Но выбор старших сыновей нашего ушаковского деда не был ни случайным, ни фатальным и не был подчинен какой-то сугубо личной карьерной цели. Иван Ильич сознательно защищал старую уходящую Россию, которой был верен присягой, а Михаил Ильич стал на сторону революции, осознав ее необходимость для устройства новой жизни. Ее он и защищал, строил по мере понимания своих задач и возможностей. Личного блага в этом мой Дядя не достиг и не построил.
С мандатом Революционного совета Балтфлота Михаил Ильич в начале 1918 года вернулся в свое Ушаково. На этот раз вместо икон в красном углу своей хаты он оставил только фотографию Петра Петровича Шмидта.

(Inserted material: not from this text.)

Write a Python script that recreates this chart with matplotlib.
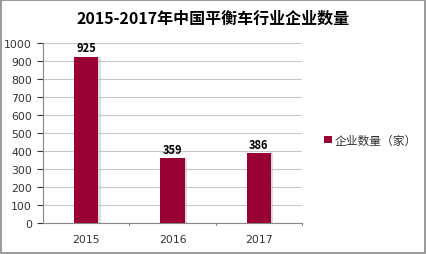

Во Мценском уезде тогда большим влиянием на окрестное крестьянство пользовались левые эсеры, но Михаилу Ильичу все же удалось на выборах в 1918 году пройти в состав Мценского уездного совета. В нем он до 1919 года в единственном числе составлял и представлял оппозицию левоэсеровскому большинству. А в пределах своей Беляниновской волости он многие годы оставался единственным коммунистом. Его жену Марию Михайловну, тоже урожденную Ушакову, звали коммунистихой, а детей – Васька коммунистов и Валька коммунистов. Старший сын Василий был ровесником моего старшего брата, 1912 года рождения. Они вместе учились и в деревне у Евгении Ивановны, и потом во Мценске, в школе второй ступени. Василий сразу выбрал путь отца. Второй сын – Валентин родился в 1926 году и был на один год моложе меня. Жизнь обоих сыновей Михаила Ильича оказалась и сложной, и несчастной.
В 1919 году Михаил Ильич был избран председателем Беляниновского волостного совета. Суровые времена для волости наступили осенью этого года. Наступал Деникин. Пал Орел. Тринадцатая армия красных, противостоящая здесь Деникину, была деморализована. Было очень много фактов бесчинства и самоуправства со стороны деморализованных красноармейцев и дезертиров. В окрестностях деревни появлялись деникинские разъезды. На всю волость в эту безвластную пору оставался только один человек, который был способен что-то делать и решать. Им был Михаил Ильич Ушаков. О своей безопасности и безопасности семьи заботиться было некогда. А врагов уже было нажито много.